0
votes

The Background

I am using the plotly API in R to create two linked plots. The first is a scatter plot and the second is a bar chart that should show the percentage of data belonging to each category, in the current selection. I can't make the percentages behave as expected.

The problem

The plots render correctly and the interactive selection works fine. When I select a set of data points in the top scatter plot, I would like to see the percentage of that selection that belongs to each category. Instead what I see is the percentage of points in that selection in that category that belong to that category, in other words always 100%. I guess this is because I set color = ~c which applies a grouping to the category.

The Example

Here is a reproducible example to follow. First create some dummy data.

library(plotly)

n = 1000
make_axis = function(n) c(rnorm(n, -1, 1), rnorm(n, 2, 0.25))
data = data.frame(
  x = make_axis(n),
  y = make_axis(n),
  c = rep(c("A", "B"), each = n)
)

Create a sharedData object and supply it to plot_ly() for the base plot.

shared_data = data %>% 
  highlight_key()

baseplot = plot_ly(shared_data)

Make the individual panels.

points = baseplot %>% 
  add_markers(x = ~x, y = ~y, color = ~c)

bars = baseplot %>% 
  add_histogram(x = ~c, color = ~c, histnorm = "percent", showlegend = FALSE) %>% 
  layout(barmode = "group")

And put them together in a linked subplot with selection and highlighting.

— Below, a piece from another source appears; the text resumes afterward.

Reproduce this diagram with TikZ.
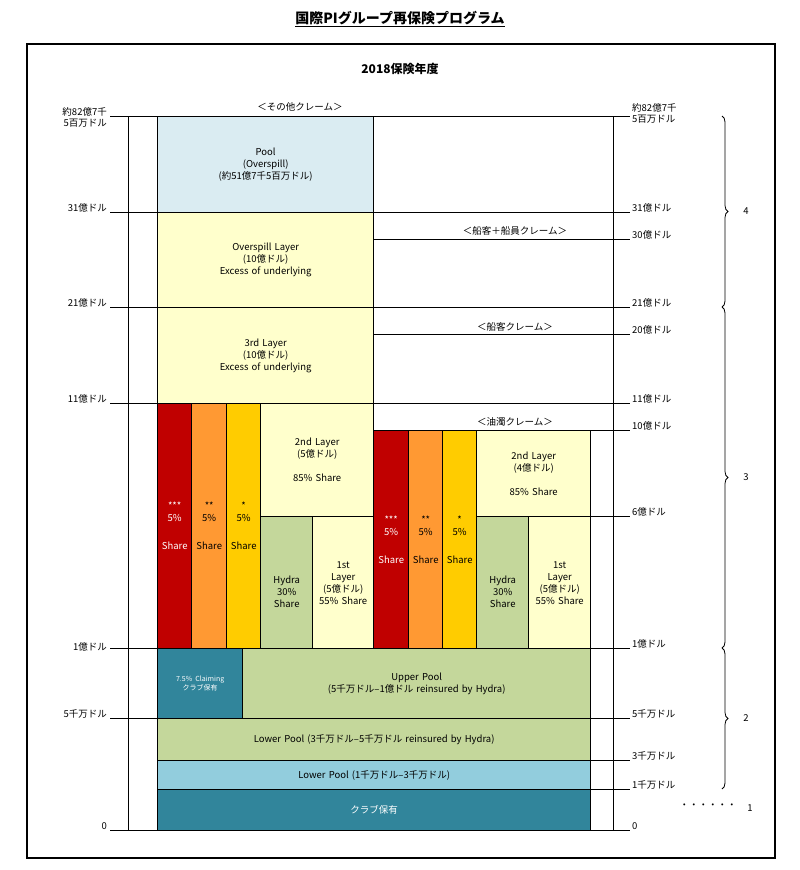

subplot(points, bars) %>% 
  layout(dragmode = "select") %>% 
  highlight("plotly_selected") 

Here is a screenshot of this to illustrate the problem. enter image description here

An Aside

Incidentally when I set histnorm = "" in add_histogram() then I get closer to the expected behaviour but I do want percentages and not counts. When I remove color = ~c then I get closer to the expected behaviour but I do want the consistent colour scheme.

What have I tried

I have tried manually supplying the colours but then some of the linked selection breaks. I have tried creating a separate summarised data set from the sharedData object first and then plotting that but again this breaks the linkage between the plots.

If anyone has any clues as to how to solve this I would be very grateful.

1

1 Answers

1
votes

To me it seems the behaviour you are looking for isn't implemented in plotly.

Please see schema(): object ► traces ► histogram ► attributes ► histnorm ► description

However, here is the closest I was able to achive via add_bars and perprocessing the data (Sorry for adding data.table, you will be able to do the same in base R, just personal preference):

library(plotly)
library(data.table)

n = 1000
make_axis = function(n) c(rnorm(n, -1, 1), rnorm(n, 2, 0.25))
DT = data.table(
  x = make_axis(n),
  y = make_axis(n),
  c = rep(c("A", "B"), each = n)
)

DT[, grp_percent := rep(100/.N, .N), by = "c"]

shared_data = DT %>% 
  highlight_key()

baseplot = plot_ly(shared_data)
# Make the individual panels.

points = baseplot %>% 
  add_markers(x = ~x, y = ~y, color = ~c)

bars = baseplot %>% 
  add_bars(x = ~c, y = ~grp_percent, color = ~c, showlegend = FALSE) %>% 
  layout(barmode = "group")

subplot(points, bars) %>% 
  layout(dragmode = "select") %>% 
  highlight("plotly_selected")

Result

Unfortunately, the resulting hoverinfo isn't really desirable.